(EXERCISE PROMPT)
Copy out every line containing the word "document".

----- DATA SHOWN -----

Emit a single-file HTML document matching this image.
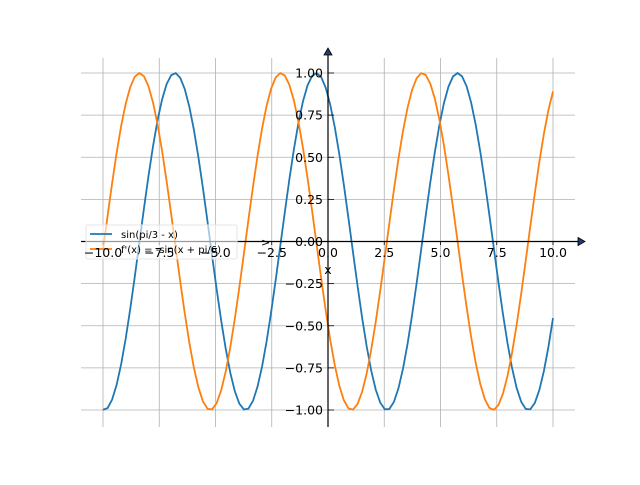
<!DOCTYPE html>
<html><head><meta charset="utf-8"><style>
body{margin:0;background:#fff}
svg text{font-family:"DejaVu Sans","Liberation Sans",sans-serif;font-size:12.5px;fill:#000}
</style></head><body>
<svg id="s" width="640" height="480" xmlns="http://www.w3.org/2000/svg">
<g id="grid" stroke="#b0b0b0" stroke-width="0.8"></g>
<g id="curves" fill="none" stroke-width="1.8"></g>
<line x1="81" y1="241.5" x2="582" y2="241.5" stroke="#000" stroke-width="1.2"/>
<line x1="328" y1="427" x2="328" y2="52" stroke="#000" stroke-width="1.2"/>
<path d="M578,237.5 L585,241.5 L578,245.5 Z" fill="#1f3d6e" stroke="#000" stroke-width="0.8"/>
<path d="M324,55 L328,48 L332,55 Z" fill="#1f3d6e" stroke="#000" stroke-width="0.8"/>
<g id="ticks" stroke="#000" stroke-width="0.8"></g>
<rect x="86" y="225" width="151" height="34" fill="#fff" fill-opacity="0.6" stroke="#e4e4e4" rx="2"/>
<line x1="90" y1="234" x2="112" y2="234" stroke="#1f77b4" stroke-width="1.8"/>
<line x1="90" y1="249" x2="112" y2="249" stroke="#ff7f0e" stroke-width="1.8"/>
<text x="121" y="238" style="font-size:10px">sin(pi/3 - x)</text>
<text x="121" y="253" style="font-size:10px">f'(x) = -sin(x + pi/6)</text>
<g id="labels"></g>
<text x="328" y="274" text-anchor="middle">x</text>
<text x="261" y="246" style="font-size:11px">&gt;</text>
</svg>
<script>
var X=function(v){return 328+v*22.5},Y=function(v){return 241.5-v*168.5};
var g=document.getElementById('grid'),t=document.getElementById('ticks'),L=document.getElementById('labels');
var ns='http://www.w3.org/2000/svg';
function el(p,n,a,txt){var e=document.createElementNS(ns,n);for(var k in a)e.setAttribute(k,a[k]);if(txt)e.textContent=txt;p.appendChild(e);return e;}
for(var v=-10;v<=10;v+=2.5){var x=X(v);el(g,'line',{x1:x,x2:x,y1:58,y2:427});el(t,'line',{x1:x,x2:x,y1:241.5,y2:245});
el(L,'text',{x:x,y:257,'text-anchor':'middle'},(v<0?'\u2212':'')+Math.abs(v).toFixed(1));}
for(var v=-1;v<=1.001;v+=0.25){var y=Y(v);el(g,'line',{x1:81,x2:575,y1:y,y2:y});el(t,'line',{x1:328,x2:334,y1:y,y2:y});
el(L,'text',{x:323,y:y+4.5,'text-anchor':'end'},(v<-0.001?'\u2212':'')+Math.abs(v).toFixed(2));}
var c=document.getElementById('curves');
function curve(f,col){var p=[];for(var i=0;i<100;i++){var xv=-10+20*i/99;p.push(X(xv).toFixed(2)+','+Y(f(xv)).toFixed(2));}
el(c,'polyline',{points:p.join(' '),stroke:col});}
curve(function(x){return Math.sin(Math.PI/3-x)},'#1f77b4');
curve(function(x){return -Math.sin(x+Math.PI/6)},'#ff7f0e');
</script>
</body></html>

-----

(PROBLEM SOLUTION)
Emit a single-file HTML document matching this image.
var g=document.getElementById('grid'),t=document.getElementById('ticks'),L=document.getElementById('labels');
function el(p,n,a,txt){var e=document.createElementNS(ns,n);for(var k in a)e.setAttribute(k,a[k]);if(txt)e.textContent=txt;p.appendChild(e);return e;}
var c=document.getElementById('curves');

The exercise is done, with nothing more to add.